What’s less advisable is making her identity a rallying cry. It may excite certain voters to know they’re contributing to a historic “first” and helping normalize the idea of women and people of color in top positions of power. But other constituencies will be indifferent to — or possibly even alienated by — such messaging; the point of an election is to fix voters’ problems, not help a candidate accrue historical acclaim.

And in a contest wherein one is trying to win over as many voters as possible across every demographic in the nation, what is the value-add of emphasizing to voters something that they can already observe with their own eyes? This is all the more important in light of Harris’ abbreviated campaign, which will be only three months long. Her chief responsibility is to explain what she believes and what she plans to do with her power if elected. Emphasis on “firsts” can flip the focus from voters onto the candidate. Consider how Clinton’s deplorable “I’m With Her” slogan got it backward: The president is supposed to be with us, not the other way around.

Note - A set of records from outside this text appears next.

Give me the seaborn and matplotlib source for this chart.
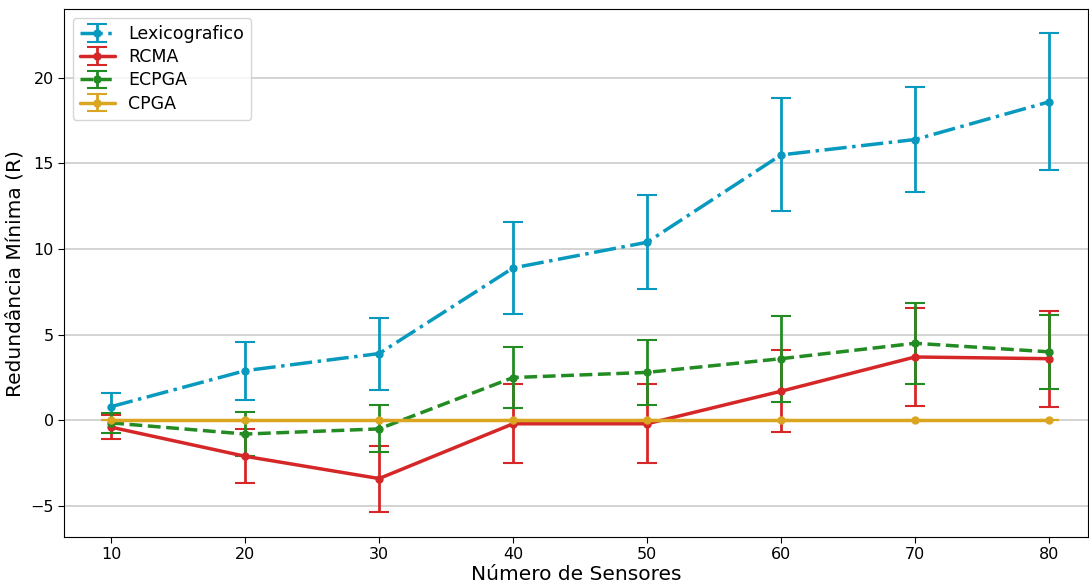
import numpy as np
import matplotlib
matplotlib.use("Agg")
import matplotlib.pyplot as plt
import seaborn as sns

# Values
sensores = [10, 20, 30, 40, 50, 60, 70, 80]

lex_mean = [0.8, 2.9, 3.9, 8.9, 10.4, 15.5, 16.4, 18.6]
lex_err = [0.8, 1.7, 2.1, 2.7, 2.75, 3.3, 3.05, 4.0]

rcma_mean = [-0.4, -2.1, -3.4, -0.2, -0.2, 1.7, 3.7, 3.6]
rcma_err = [0.7, 1.57, 1.93, 2.3, 2.3, 2.4, 2.85, 2.8]

ecpga_mean = [-0.15, -0.8, -0.5, 2.5, 2.8, 3.6, 4.5, 4.0]
ecpga_err = [0.6, 1.3, 1.37, 1.8, 1.9, 2.5, 2.35, 2.15]

cpga_mean = [0, 0, 0, 0, 0, 0, 0, 0]
cpga_err = [0, 0, 0, 0, 0, 0, 0, 0]

series = [
    ("Lexicografico", lex_mean, lex_err, "#0899bf", "-."),
    ("RCMA", rcma_mean, rcma_err, "#d62728", "-"),
    ("ECPGA", ecpga_mean, ecpga_err, "#228b22", "--"),
    ("CPGA", cpga_mean, cpga_err, "#daa520", "-"),
]

sns.set_style("ticks", {"text.color": "black", "axes.labelcolor": "black",
                        "xtick.color": "black", "ytick.color": "black",
                        "axes.edgecolor": "black"})
plt.rcParams["font.family"] = ["DejaVu Sans"]

fig = plt.figure(figsize=(10.89, 5.86), dpi=100)
ax = fig.add_axes([0.059, 0.084, 0.94, 0.9])

for name, mean, err, color, ls in series:
    ax.errorbar(sensores, mean, yerr=err, label=name, color=color, linestyle=ls,
                linewidth=2.5, marker="o", markersize=5, capsize=7,
                elinewidth=2, capthick=1.5)

ax.yaxis.grid(True, color="#cccccc", linewidth=1.2)
ax.set_axisbelow(True)
ax.set_xlim(6.5, 82.9)
ax.set_ylim(-6.8, 24.0)
ax.set_xticks(sensores)
ax.set_yticks([-5, 0, 5, 10, 15, 20])
ax.set_yticklabels(["\u22125", "0", "5", "10", "15", "20"])
ax.tick_params(labelsize=11.5, length=4)
for s in ["top", "right"]:
    ax.spines[s].set_visible(True)
ax.set_xlabel("Número de Sensores", fontsize=14.5, labelpad=2)
ax.set_ylabel("Redundância Mínima (R)", fontsize=14.5, labelpad=4)
ax.legend(loc="upper left", fontsize=12.5, frameon=True, handlelength=2,
          borderpad=0.4, labelspacing=0.3)

fig.savefig("out.png", dpi=100)
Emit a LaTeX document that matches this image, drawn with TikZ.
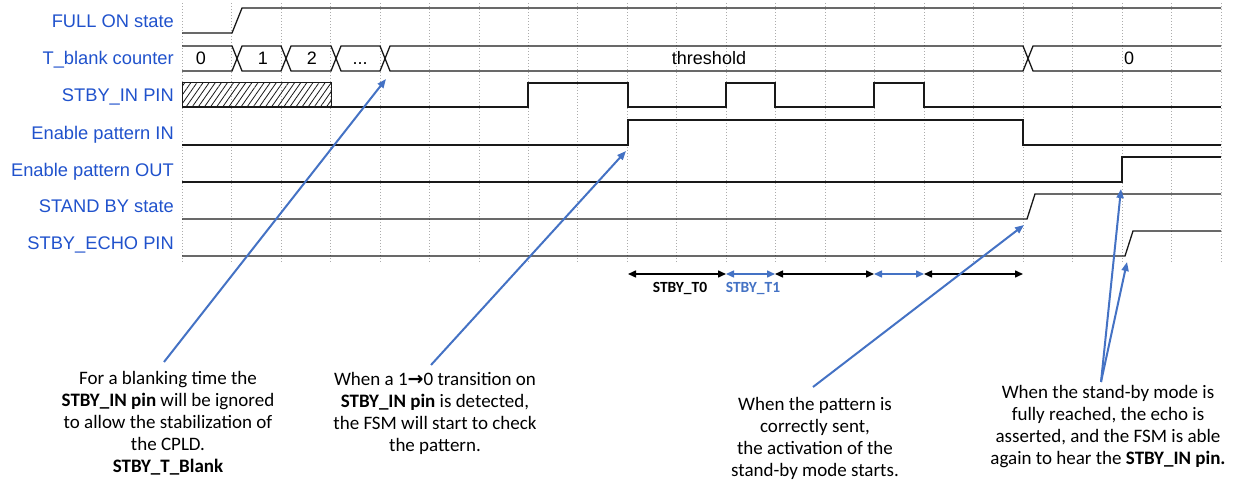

In addition to its weakness as a communications strategy, a fixation on “firsts” can effectively conflate cultural change with political change. To be clear, it would, of course, be symbolically powerful and exhilarating to elect a woman as president. But ultimately the excitement over electing “firsts” rests on a theory of change that holds that “inspiration” and “hope” are significant mechanisms for societal progress. They’re not. Electing a woman president isn’t going to be the missing piece that solves the persistent problem of the gender pay gap, gender inequality in parental leave, the absence of government support for child care, the erosion of abortion rights, gender discrimination in the workplace and many other issues. (Fortunately, Harris — in alignment with the Democratic Party — holds decent policy positions on some of those issues, but it remains to be seen what policies she would actually look to pass or make a priority.)

While having a woman as president is long overdue, it is hardly a corrective to institutional patriarchy and misogyny in many nations: Many deeply, deeply patriarchal countries that make the U.S. look like a feminist paradise have already been led by women. Consider also how many liberals framed the the election of Barack Obama as a continuation of the civil rights era and a major blow to racism. But his tenure didn’t usher in a new era in Black liberation or antiracism in America. His favoritism for banks over the people resulted in a huge decline in Black wealth. And many of the people who once voted for him subsequently became decisive contributors to the election of a white nationalist president who went on to call some of the people at a white supremacist rally “very fine people.”

Lastly, unfortunately we know that Harris’ gender and race will remain salient in the race for the White House regardless of what she says, in large part because of whom she’s running against. Trump is making up lies about her denying that she’s Black, deliberately mispronouncing her name and lobbing sexist attacks at her, such as saying world leaders would view her as a “play toy.” JD Vance, Trump’s running mate, has defended past remarks referring to her as part of a group of Democratic “childless cat ladies.” Harris has savvily framed Trump’s comments as retrograde, divisive and disrespectful.

One hopes Trump’s prejudiced lines of attack against Harris will hurt him. Polls have shown that Trump’s most blatantly bigoted remarks about politicians in the past have been unpopular, such as when he told Democrats of color to “go back” to the places they came from. It’s possible that if Trump continues these kinds of broadsides, he could turn off independent voters or generate extra sympathy — and mobilization —for Harris. Harris should, of course, defend herself in whichever terms she wishes to. But she seems to be wisely focusing her energy on explaining to voters why she’s the best choice to defend our multicultural democracy based on her record and her ideas. Should she be elected, her biggest opportunities to help advance the power of women or people of color will come not through her identity, but what she gets done.